--- begin EXTRACTED RECORDS ---
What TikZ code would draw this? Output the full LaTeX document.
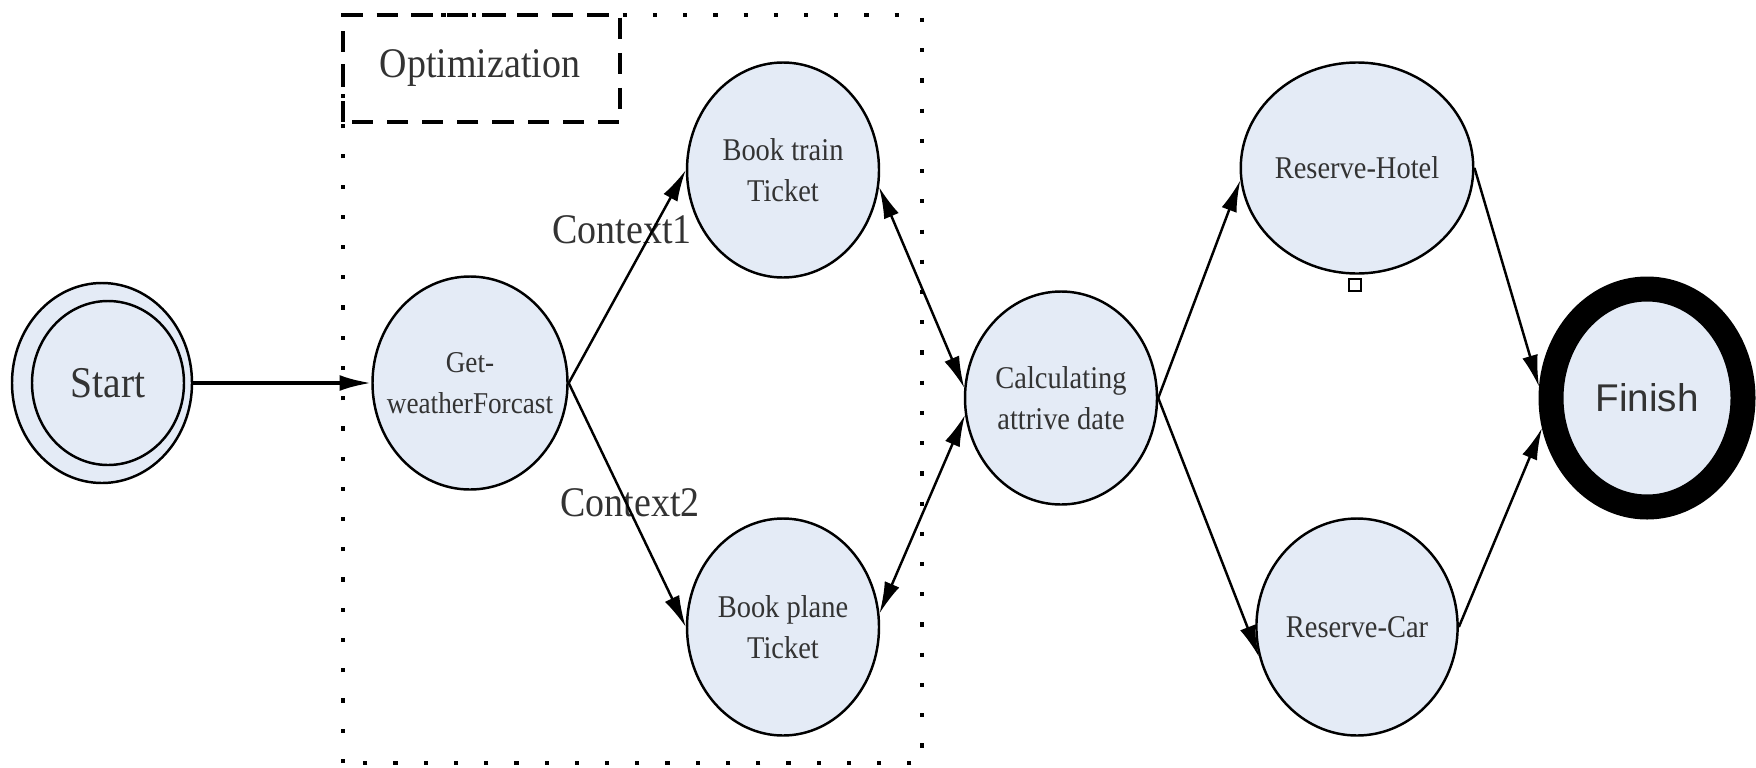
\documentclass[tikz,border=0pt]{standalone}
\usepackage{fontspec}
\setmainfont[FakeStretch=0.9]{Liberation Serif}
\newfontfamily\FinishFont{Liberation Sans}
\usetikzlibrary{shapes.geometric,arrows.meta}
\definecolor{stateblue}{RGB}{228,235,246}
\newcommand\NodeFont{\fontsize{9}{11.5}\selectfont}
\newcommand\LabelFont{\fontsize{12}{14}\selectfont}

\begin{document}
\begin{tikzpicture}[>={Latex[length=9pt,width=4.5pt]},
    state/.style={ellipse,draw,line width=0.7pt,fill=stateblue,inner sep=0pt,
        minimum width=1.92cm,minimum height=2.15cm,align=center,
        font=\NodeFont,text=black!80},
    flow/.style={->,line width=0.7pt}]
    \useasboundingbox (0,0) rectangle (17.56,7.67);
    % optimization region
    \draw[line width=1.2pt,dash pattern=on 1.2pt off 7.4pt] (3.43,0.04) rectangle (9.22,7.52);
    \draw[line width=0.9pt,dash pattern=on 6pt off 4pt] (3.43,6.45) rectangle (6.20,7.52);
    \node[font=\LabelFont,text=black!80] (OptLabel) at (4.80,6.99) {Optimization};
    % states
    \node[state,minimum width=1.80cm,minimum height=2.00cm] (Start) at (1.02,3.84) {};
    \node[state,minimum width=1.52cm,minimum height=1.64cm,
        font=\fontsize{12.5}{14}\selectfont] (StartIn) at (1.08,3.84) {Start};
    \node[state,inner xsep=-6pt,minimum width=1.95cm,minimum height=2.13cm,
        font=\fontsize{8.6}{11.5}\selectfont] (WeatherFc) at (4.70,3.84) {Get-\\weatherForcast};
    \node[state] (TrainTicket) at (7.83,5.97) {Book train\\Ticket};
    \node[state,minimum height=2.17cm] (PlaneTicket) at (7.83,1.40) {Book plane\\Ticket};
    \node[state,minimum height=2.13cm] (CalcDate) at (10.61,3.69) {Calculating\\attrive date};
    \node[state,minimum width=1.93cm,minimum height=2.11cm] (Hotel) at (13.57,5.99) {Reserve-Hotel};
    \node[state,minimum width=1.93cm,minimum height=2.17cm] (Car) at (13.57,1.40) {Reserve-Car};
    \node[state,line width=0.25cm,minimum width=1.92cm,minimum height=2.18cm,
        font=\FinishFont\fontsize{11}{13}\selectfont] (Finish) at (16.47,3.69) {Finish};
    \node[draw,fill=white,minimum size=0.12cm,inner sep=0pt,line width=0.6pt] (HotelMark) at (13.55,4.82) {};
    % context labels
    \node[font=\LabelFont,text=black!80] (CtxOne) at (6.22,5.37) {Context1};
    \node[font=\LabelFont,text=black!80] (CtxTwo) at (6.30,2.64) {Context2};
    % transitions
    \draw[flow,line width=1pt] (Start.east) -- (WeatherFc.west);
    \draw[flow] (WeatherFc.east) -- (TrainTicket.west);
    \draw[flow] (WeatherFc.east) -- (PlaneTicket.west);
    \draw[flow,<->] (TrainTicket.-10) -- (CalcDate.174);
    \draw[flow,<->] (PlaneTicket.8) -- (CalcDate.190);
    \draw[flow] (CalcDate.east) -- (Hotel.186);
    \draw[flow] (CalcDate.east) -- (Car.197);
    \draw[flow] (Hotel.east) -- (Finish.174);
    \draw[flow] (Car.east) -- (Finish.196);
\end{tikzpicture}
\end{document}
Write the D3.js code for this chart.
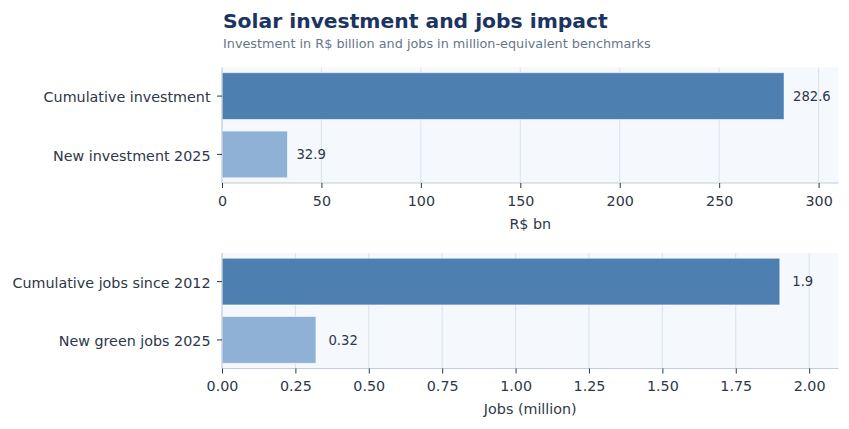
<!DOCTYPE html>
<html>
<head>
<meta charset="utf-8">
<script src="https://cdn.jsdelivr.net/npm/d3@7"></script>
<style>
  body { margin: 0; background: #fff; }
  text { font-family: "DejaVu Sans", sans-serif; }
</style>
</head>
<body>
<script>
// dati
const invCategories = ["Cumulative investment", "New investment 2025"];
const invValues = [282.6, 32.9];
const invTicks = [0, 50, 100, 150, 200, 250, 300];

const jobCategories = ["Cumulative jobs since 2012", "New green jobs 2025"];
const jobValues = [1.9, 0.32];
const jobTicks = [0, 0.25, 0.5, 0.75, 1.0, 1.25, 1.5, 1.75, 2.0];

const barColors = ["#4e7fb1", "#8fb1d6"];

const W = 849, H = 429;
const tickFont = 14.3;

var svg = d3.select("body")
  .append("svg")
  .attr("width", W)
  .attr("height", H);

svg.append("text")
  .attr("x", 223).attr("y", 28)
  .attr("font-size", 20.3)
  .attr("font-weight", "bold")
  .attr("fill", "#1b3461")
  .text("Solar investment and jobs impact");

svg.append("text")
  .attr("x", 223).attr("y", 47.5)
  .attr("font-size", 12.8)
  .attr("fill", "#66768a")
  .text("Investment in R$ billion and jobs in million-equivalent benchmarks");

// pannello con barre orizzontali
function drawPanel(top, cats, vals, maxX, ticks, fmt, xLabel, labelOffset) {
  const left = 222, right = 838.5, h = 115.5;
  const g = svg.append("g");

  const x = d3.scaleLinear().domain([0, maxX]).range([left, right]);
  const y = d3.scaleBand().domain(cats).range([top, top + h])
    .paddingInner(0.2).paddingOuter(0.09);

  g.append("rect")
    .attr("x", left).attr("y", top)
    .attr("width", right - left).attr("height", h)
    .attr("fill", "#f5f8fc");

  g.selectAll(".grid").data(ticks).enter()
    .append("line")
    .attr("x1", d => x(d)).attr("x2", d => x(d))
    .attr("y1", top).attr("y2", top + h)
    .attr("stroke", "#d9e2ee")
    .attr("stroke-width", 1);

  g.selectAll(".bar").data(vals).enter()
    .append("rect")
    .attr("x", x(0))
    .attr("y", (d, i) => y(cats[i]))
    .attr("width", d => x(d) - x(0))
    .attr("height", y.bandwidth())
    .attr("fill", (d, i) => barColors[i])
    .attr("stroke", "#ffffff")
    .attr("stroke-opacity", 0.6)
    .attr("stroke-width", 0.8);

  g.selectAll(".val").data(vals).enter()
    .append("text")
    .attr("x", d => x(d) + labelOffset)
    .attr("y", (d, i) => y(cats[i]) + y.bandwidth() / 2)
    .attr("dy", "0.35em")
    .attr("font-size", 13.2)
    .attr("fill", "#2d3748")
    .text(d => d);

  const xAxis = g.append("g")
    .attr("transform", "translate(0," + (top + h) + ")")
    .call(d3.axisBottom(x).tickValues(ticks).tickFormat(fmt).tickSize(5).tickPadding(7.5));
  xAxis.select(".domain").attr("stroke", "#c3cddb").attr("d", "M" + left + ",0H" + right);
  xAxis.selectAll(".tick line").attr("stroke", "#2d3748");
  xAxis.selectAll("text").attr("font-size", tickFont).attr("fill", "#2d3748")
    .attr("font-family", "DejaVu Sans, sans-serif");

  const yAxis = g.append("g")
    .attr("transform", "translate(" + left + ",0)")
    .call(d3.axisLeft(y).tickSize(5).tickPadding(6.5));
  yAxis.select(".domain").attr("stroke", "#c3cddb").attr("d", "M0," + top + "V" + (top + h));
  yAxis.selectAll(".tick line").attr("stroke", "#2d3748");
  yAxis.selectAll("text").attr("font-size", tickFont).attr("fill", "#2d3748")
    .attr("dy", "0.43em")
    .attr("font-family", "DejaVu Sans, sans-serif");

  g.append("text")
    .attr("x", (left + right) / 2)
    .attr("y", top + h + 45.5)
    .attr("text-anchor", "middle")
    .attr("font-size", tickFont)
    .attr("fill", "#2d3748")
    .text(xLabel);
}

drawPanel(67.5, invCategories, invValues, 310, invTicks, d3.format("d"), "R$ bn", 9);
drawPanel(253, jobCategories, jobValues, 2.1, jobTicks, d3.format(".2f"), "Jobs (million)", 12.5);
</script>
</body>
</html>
--- end EXTRACTED RECORDS ---
▸ **GOAL OF THE EXERCISE**
Give back each entry exactly as it appears, with no pictures.

▸ **TASK RESULT**
What TikZ code would draw this? Output the full LaTeX document.
\documentclass[tikz,border=0pt]{standalone}
\usepackage{fontspec}
\setmainfont[FakeStretch=0.9]{Liberation Serif}
\newfontfamily\FinishFont{Liberation Sans}
\usetikzlibrary{shapes.geometric,arrows.meta}
\definecolor{stateblue}{RGB}{228,235,246}
\newcommand\NodeFont{\fontsize{9}{11.5}\selectfont}
\newcommand\LabelFont{\fontsize{12}{14}\selectfont}

\begin{document}
\begin{tikzpicture}[>={Latex[length=9pt,width=4.5pt]},
    state/.style={ellipse,draw,line width=0.7pt,fill=stateblue,inner sep=0pt,
        minimum width=1.92cm,minimum height=2.15cm,align=center,
        font=\NodeFont,text=black!80},
    flow/.style={->,line width=0.7pt}]
    \useasboundingbox (0,0) rectangle (17.56,7.67);
    % optimization region
    \draw[line width=1.2pt,dash pattern=on 1.2pt off 7.4pt] (3.43,0.04) rectangle (9.22,7.52);
    \draw[line width=0.9pt,dash pattern=on 6pt off 4pt] (3.43,6.45) rectangle (6.20,7.52);
    \node[font=\LabelFont,text=black!80] (OptLabel) at (4.80,6.99) {Optimization};
    % states
    \node[state,minimum width=1.80cm,minimum height=2.00cm] (Start) at (1.02,3.84) {};
    \node[state,minimum width=1.52cm,minimum height=1.64cm,
        font=\fontsize{12.5}{14}\selectfont] (StartIn) at (1.08,3.84) {Start};
    \node[state,inner xsep=-6pt,minimum width=1.95cm,minimum height=2.13cm,
        font=\fontsize{8.6}{11.5}\selectfont] (WeatherFc) at (4.70,3.84) {Get-\\weatherForcast};
    \node[state] (TrainTicket) at (7.83,5.97) {Book train\\Ticket};
    \node[state,minimum height=2.17cm] (PlaneTicket) at (7.83,1.40) {Book plane\\Ticket};
    \node[state,minimum height=2.13cm] (CalcDate) at (10.61,3.69) {Calculating\\attrive date};
    \node[state,minimum width=1.93cm,minimum height=2.11cm] (Hotel) at (13.57,5.99) {Reserve-Hotel};
    \node[state,minimum width=1.93cm,minimum height=2.17cm] (Car) at (13.57,1.40) {Reserve-Car};
    \node[state,line width=0.25cm,minimum width=1.92cm,minimum height=2.18cm,
        font=\FinishFont\fontsize{11}{13}\selectfont] (Finish) at (16.47,3.69) {Finish};
    \node[draw,fill=white,minimum size=0.12cm,inner sep=0pt,line width=0.6pt] (HotelMark) at (13.55,4.82) {};
    % context labels
    \node[font=\LabelFont,text=black!80] (CtxOne) at (6.22,5.37) {Context1};
    \node[font=\LabelFont,text=black!80] (CtxTwo) at (6.30,2.64) {Context2};
    % transitions
    \draw[flow,line width=1pt] (Start.east) -- (WeatherFc.west);
    \draw[flow] (WeatherFc.east) -- (TrainTicket.west);
    \draw[flow] (WeatherFc.east) -- (PlaneTicket.west);
    \draw[flow,<->] (TrainTicket.-10) -- (CalcDate.174);
    \draw[flow,<->] (PlaneTicket.8) -- (CalcDate.190);
    \draw[flow] (CalcDate.east) -- (Hotel.186);
    \draw[flow] (CalcDate.east) -- (Car.197);
    \draw[flow] (Hotel.east) -- (Finish.174);
    \draw[flow] (Car.east) -- (Finish.196);
\end{tikzpicture}
\end{document}
Write the D3.js code for this chart.
<!DOCTYPE html>
<html>
<head>
<meta charset="utf-8">
<script src="https://cdn.jsdelivr.net/npm/d3@7"></script>
<style>
  body { margin: 0; background: #fff; }
  text { font-family: "DejaVu Sans", sans-serif; }
</style>
</head>
<body>
<script>
// dati
const invCategories = ["Cumulative investment", "New investment 2025"];
const invValues = [282.6, 32.9];
const invTicks = [0, 50, 100, 150, 200, 250, 300];

const jobCategories = ["Cumulative jobs since 2012", "New green jobs 2025"];
const jobValues = [1.9, 0.32];
const jobTicks = [0, 0.25, 0.5, 0.75, 1.0, 1.25, 1.5, 1.75, 2.0];

const barColors = ["#4e7fb1", "#8fb1d6"];

const W = 849, H = 429;
const tickFont = 14.3;

var svg = d3.select("body")
  .append("svg")
  .attr("width", W)
  .attr("height", H);

svg.append("text")
  .attr("x", 223).attr("y", 28)
  .attr("font-size", 20.3)
  .attr("font-weight", "bold")
  .attr("fill", "#1b3461")
  .text("Solar investment and jobs impact");

svg.append("text")
  .attr("x", 223).attr("y", 47.5)
  .attr("font-size", 12.8)
  .attr("fill", "#66768a")
  .text("Investment in R$ billion and jobs in million-equivalent benchmarks");

// pannello con barre orizzontali
function drawPanel(top, cats, vals, maxX, ticks, fmt, xLabel, labelOffset) {
  const left = 222, right = 838.5, h = 115.5;
  const g = svg.append("g");

  const x = d3.scaleLinear().domain([0, maxX]).range([left, right]);
  const y = d3.scaleBand().domain(cats).range([top, top + h])
    .paddingInner(0.2).paddingOuter(0.09);

  g.append("rect")
    .attr("x", left).attr("y", top)
    .attr("width", right - left).attr("height", h)
    .attr("fill", "#f5f8fc");

  g.selectAll(".grid").data(ticks).enter()
    .append("line")
    .attr("x1", d => x(d)).attr("x2", d => x(d))
    .attr("y1", top).attr("y2", top + h)
    .attr("stroke", "#d9e2ee")
    .attr("stroke-width", 1);

  g.selectAll(".bar").data(vals).enter()
    .append("rect")
    .attr("x", x(0))
    .attr("y", (d, i) => y(cats[i]))
    .attr("width", d => x(d) - x(0))
    .attr("height", y.bandwidth())
    .attr("fill", (d, i) => barColors[i])
    .attr("stroke", "#ffffff")
    .attr("stroke-opacity", 0.6)
    .attr("stroke-width", 0.8);

  g.selectAll(".val").data(vals).enter()
    .append("text")
    .attr("x", d => x(d) + labelOffset)
    .attr("y", (d, i) => y(cats[i]) + y.bandwidth() / 2)
    .attr("dy", "0.35em")
    .attr("font-size", 13.2)
    .attr("fill", "#2d3748")
    .text(d => d);

  const xAxis = g.append("g")
    .attr("transform", "translate(0," + (top + h) + ")")
    .call(d3.axisBottom(x).tickValues(ticks).tickFormat(fmt).tickSize(5).tickPadding(7.5));
  xAxis.select(".domain").attr("stroke", "#c3cddb").attr("d", "M" + left + ",0H" + right);
  xAxis.selectAll(".tick line").attr("stroke", "#2d3748");
  xAxis.selectAll("text").attr("font-size", tickFont).attr("fill", "#2d3748")
    .attr("font-family", "DejaVu Sans, sans-serif");

  const yAxis = g.append("g")
    .attr("transform", "translate(" + left + ",0)")
    .call(d3.axisLeft(y).tickSize(5).tickPadding(6.5));
  yAxis.select(".domain").attr("stroke", "#c3cddb").attr("d", "M0," + top + "V" + (top + h));
  yAxis.selectAll(".tick line").attr("stroke", "#2d3748");
  yAxis.selectAll("text").attr("font-size", tickFont).attr("fill", "#2d3748")
    .attr("dy", "0.43em")
    .attr("font-family", "DejaVu Sans, sans-serif");

  g.append("text")
    .attr("x", (left + right) / 2)
    .attr("y", top + h + 45.5)
    .attr("text-anchor", "middle")
    .attr("font-size", tickFont)
    .attr("fill", "#2d3748")
    .text(xLabel);
}

drawPanel(67.5, invCategories, invValues, 310, invTicks, d3.format("d"), "R$ bn", 9);
drawPanel(253, jobCategories, jobValues, 2.1, jobTicks, d3.format(".2f"), "Jobs (million)", 12.5);
</script>
</body>
</html>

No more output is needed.